Education Blog

Suggested Viewing: 100 Humans

By Brandon Shenkman, Education Program Manager 04.02.20

100 Humans 

2020. 8 Episodes, approx. 40 m. each

Recommended Age 14+

This show contains occasional adult subject matter. We recommend it for ages 14+.

Available on Netflix.

100 different people, as eclectic a group as you can imagine, come together to act as guinea pigs in the experiments of three zany scientists. Each episode tackles a different topic in this mashup of reality T.V. and Mythbusters.

Why JBFC Education Program Manager Brandon Shenkman recommends it: 100 Humans is a quirky, funny, and sometimes illuminating show. It puts 100 volunteers through the wringer, asking them to participate in zany experiments designed to answer questions on topics ranging from pain to attractiveness to cleanliness habits. While some of the activities can be knowingly over-the-top, and I'm not sure the results could be published in any respectable review, the show is light, breezy, and original. I'm not sure I've seen anything else quite like it. Check it out if you want a fun distraction with a little bit of science behind it.

Fun Fact: Some of the participants in the experiment became so popular for their quirky personalities and behavior, that they have begun to become famous on social media in their own right!

Brainstorm Activity:

If you had 100 people to experiment on, what questions would you want answered? 

  1. Choose a topic not included on the show 100 Humans and develop a question around it. For example: "We all know there are sounds only dogs can hear, but are there sounds only kids can hear? If so, what are they?"
  2. Design a short experiment that attempts to answer that question.

I might gather the adults and children in my life, in person or over the phone/internet, and ask them to listen to this video, preferably with headphones on. WARNING: High pitches are present in this video, make sure your volume is medium to low before you start.

I'd ask each participant to note at what frequency they start hearing sounds (it will be low and bassy) and at what frequency they stop hearing sounds (it will be high and shrill).
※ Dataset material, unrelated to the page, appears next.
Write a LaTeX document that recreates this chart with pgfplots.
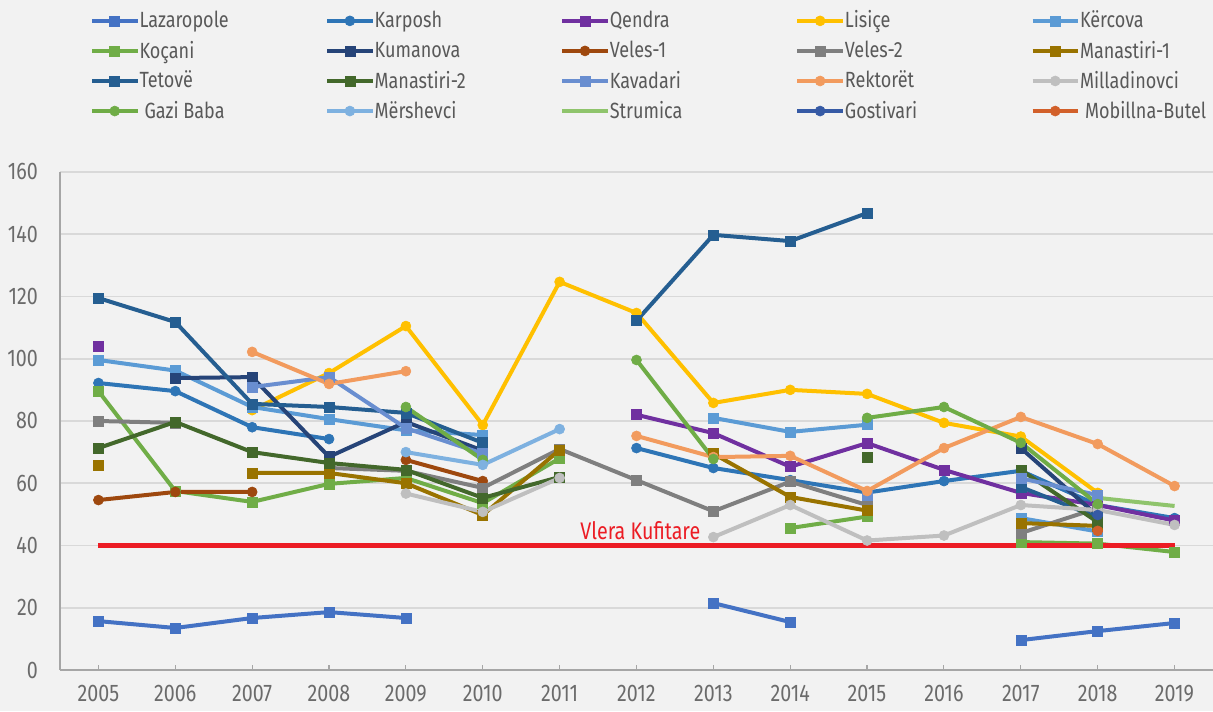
\documentclass[border=0pt]{standalone}
\usepackage{fontspec}
\setmainfont{Fira Sans}[FakeStretch=0.82]
\usepackage{pgfplots}
\pgfplotsset{compat=1.18}
\definecolor{bgc}{HTML}{F2F2F2}
\definecolor{gridc}{HTML}{D9D9D9}
\definecolor{axc}{HTML}{A6A6A6}
\definecolor{tickc}{HTML}{6B6B6B}
\definecolor{legc}{HTML}{595959}
\definecolor{cLaz}{HTML}{4472C4}
\definecolor{cKar}{HTML}{2E75B6}
\definecolor{cQen}{HTML}{7030A0}
\definecolor{cLis}{HTML}{FFC000}
\definecolor{cKer}{HTML}{5B9BD5}
\definecolor{cKoc}{HTML}{70AD47}
\definecolor{cKum}{HTML}{264478}
\definecolor{cVe1}{HTML}{9E480E}
\definecolor{cVe2}{HTML}{7F7F7F}
\definecolor{cMa1}{HTML}{997300}
\definecolor{cTet}{HTML}{255E91}
\definecolor{cMa2}{HTML}{43682B}
\definecolor{cKav}{HTML}{698ED0}
\definecolor{cRek}{HTML}{F29B5E}
\definecolor{cMil}{HTML}{BFBFBF}
\definecolor{cGaz}{HTML}{6FAC46}
\definecolor{cMer}{HTML}{7EB1E0}
\definecolor{cStr}{HTML}{8FC46C}
\definecolor{cGos}{HTML}{365AA5}
\definecolor{cMob}{HTML}{D2602A}
\definecolor{redc}{HTML}{EC1C24}
\newcommand\lentry[1]{\makebox[92.8pt][l]{\strut #1}}
\begin{document}
\begin{tikzpicture}
\path[use as bounding box, fill=bgc] (0,0) rectangle (606.5pt,355.5pt);
\begin{axis}[
  at={(30pt,20.5pt)}, anchor=south west,
  scale only axis, width=576.5pt, height=249pt,
  xmin=2004.5, xmax=2019.5, ymin=0, ymax=160,
  xtick={2005,...,2019}, ytick={0,20,...,160},
  axis x line*=bottom, axis y line*=left,
  axis line style={draw=axc, line width=0.8pt},
  ymajorgrids, grid style={draw=gridc, line width=0.8pt},
  ytick style={draw=none},
  xtick style={draw=axc, line width=0.6pt},
  tick align=inside, major tick length=2.5pt,
  tick label style={font=\fontsize{12}{12}\selectfont, text=tickc},
  /pgf/number format/assume math mode=true,
  xticklabel style={/pgf/number format/1000 sep={}, yshift=-4pt},
  yticklabel style={xshift=-7.5pt},
  unbounded coords=jump,
  clip=false,
  legend columns=5,
  legend cell align=left,
  legend style={draw=none, fill=none, inner sep=0pt, outer sep=0pt,
    at={(0,1)}, anchor=north west, xshift=15pt, yshift=80.6pt,
    font=\fontsize{11}{12}\selectfont, text=legc,
    nodes={inner sep=0pt},
    row sep=4.95pt,
    /tikz/every odd column/.append style={column sep=0pt},
    /tikz/every even column/.append style={column sep=0pt}},
  legend image code/.code={\draw[mark repeat=2,mark phase=2] plot coordinates {(0cm,0cm) (0.4cm,0cm) (0.8cm,0cm)};},
  ser/.style={color=#1, line width=2pt, mark size=2.5pt, mark options={line width=0.3pt}},
]
% Lazaropole
\addplot[ser=cLaz, mark=square*] coordinates {(2005,15.7) (2006,13.5) (2007,16.7) (2008,18.6) (2009,16.7) (2010,nan) (2013,21.5) (2014,15.4) (2015,nan) (2017,9.6) (2018,12.5) (2019,15.1)};
\addlegendentry{\lentry{Lazaropole}}
% Karposh
\addplot[ser=cKar, mark=*] coordinates {(2005,92.2) (2006,89.6) (2007,78) (2008,74.2) (2009,nan) (2012,71.3) (2013,64.9) (2014,61) (2015,57) (2016,60.7) (2017,64) (2018,53) (2019,48.8)};
\addlegendentry{\lentry{Karposh}}
% Qendra
\addplot[ser=cQen, mark=square*] coordinates {(2005,104) (2006,nan) (2012,82) (2013,76.1) (2014,65.3) (2015,72.9) (2016,64.3) (2017,56.9) (2018,53) (2019,48)};
\addlegendentry{\lentry{Qendra}}
% Lisice
\addplot[ser=cLis, mark=*] coordinates {(2007,83.5) (2008,95.4) (2009,110.5) (2010,78.7) (2011,124.7) (2012,114.7) (2013,85.8) (2014,90) (2015,88.7) (2016,79.4) (2017,75) (2018,56.9)};
\addlegendentry{\lentry{Lisiçe}}
% Kercova
\addplot[ser=cKer, mark=square*] coordinates {(2005,99.6) (2006,96.2) (2007,84.5) (2008,80.6) (2009,77) (2010,75.5) (2011,nan) (2013,81) (2014,76.5) (2015,78.8) (2016,nan) (2017,48.8) (2018,44.5)};
\addlegendentry{\lentry{Kërcova}}
% Kocani
\addplot[ser=cKoc, mark=square*] coordinates {(2005,89.6) (2006,57.5) (2007,54) (2008,59.8) (2009,61.7) (2010,53.6) (2011,68) (2012,nan) (2014,45.6) (2015,49.3) (2016,nan) (2017,41.1) (2018,40.6) (2019,37.9)};
\addlegendentry{\lentry{Koçani}}
% Kumanova
\addplot[ser=cKum, mark=square*] coordinates {(2006,93.8) (2007,94.1) (2008,68.5) (2009,79.7) (2010,70.5) (2011,nan) (2017,71.3) (2018,49.5)};
\addlegendentry{\lentry{Kumanova}}
% Veles-1
\addplot[ser=cVe1, mark=*] coordinates {(2005,54.6) (2006,57.2) (2007,57.2) (2008,nan) (2009,67.5) (2010,60.7)};
\addlegendentry{\lentry{Veles-1}}
% Veles-2
\addplot[ser=cVe2, mark=square*] coordinates {(2005,80) (2006,79.4) (2007,nan) (2008,64.9) (2009,64) (2010,58.5) (2011,71) (2012,61) (2013,51) (2014,60.5) (2015,53) (2016,nan) (2017,44) (2018,52)};
\addlegendentry{\lentry{Veles-2}}
% Manastiri-1
\addplot[ser=cMa1, mark=square*] coordinates {(2005,65.9) (2006,nan) (2007,63.3) (2008,63.3) (2009,60) (2010,49.8) (2011,70.7) (2012,nan) (2013,69.5) (2014,55.6) (2015,51.2) (2016,nan) (2017,47.2) (2018,46.3)};
\addlegendentry{\lentry{Manastiri-1}}
% Tetove
\addplot[ser=cTet, mark=square*] coordinates {(2005,119.5) (2006,111.8) (2007,85.5) (2008,84.5) (2009,82.6) (2010,73) (2011,nan) (2012,112.2) (2013,139.8) (2014,137.8) (2015,146.8) (2016,nan) (2017,58.8) (2018,49)};
\addlegendentry{\lentry{Tetovë}}
% Manastiri-2
\addplot[ser=cMa2, mark=square*] coordinates {(2005,71.3) (2006,79.7) (2007,70) (2008,66.5) (2009,64.3) (2010,55.3) (2011,62) (2012,nan) (2015,68.4) (2016,nan) (2017,64.3) (2018,47.5)};
\addlegendentry{\lentry{Manastiri-2}}
% Kavadari
\addplot[ser=cKav, mark=square*] coordinates {(2007,90.9) (2008,94.1) (2009,77.7) (2010,69.5) (2011,nan) (2015,56.2) (2016,nan) (2017,61.6) (2018,56.2)};
\addlegendentry{\lentry{Kavadari}}
% Rektoret
\addplot[ser=cRek, mark=*] coordinates {(2007,102.2) (2008,91.9) (2009,96) (2010,nan) (2012,75.2) (2013,68.4) (2014,68.8) (2015,57.5) (2016,71.3) (2017,81.3) (2018,72.6) (2019,59.1)};
\addlegendentry{\lentry{Rektorët}}
% Milladinovci
\addplot[ser=cMil, mark=*] coordinates {(2009,56.7) (2010,50.8) (2011,61.7) (2012,nan) (2013,42.7) (2014,53) (2015,41.6) (2016,43.2) (2017,53) (2018,51.4) (2019,46.6)};
\addlegendentry{\lentry{Milladinovci}}
% Gazi Baba
\addplot[ser=cGaz, mark=*] coordinates {(2009,84.5) (2010,67.5) (2011,nan) (2012,99.6) (2013,67.8) (2014,nan) (2015,81) (2016,84.5) (2017,73) (2018,53.3)};
\addlegendentry{\lentry{\hspace{2.5pt}Gazi Baba}}
% Mershevci
\addplot[ser=cMer, mark=*] coordinates {(2009,70) (2010,65.9) (2011,77.4)};
\addlegendentry{\lentry{Mërshevci}}
% Strumica
\addplot[ser=cStr, no markers] coordinates {(2018,55.3) (2019,52.7)};
\addlegendentry{\lentry{Strumica}}
% Gostivari
\addplot[ser=cGos, mark=*] coordinates {(2018,49.8)};
\addlegendentry{\lentry{Gostivari}}
% Mobillna-Butel
\addplot[ser=cMob, mark=*] coordinates {(2018,44.7)};
\addlegendentry{\lentry{\hspace{2.5pt}Mobillna-Butel}}
% threshold
\addplot[color=redc, line width=2.5pt, no markers, forget plot] coordinates {(2005,40) (2019,40)};
\node[text=redc, font=\fontsize{12}{12}\selectfont, anchor=base] at (axis cs:2012.05,41.8) {Vlera Kufitare};
\end{axis}
\end{tikzpicture}
\end{document}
For reference, humans can theoretically hear from 30hz to 20,000hz, but I myself at age 34 can't hear anything above 13,800hz! The normal frequency of human speech caps out at around 8,000hz.

Finally, once you've thought up a question and designed an experiment around it, share it with us on social media! We'd love to know what the community comes up with.

Take it Further:

Conduct your experiment! While we can't get our own bunch of 100 humans together right now, we can still communicate with them. If possible, try and adapt your experiment so that it can be done at home.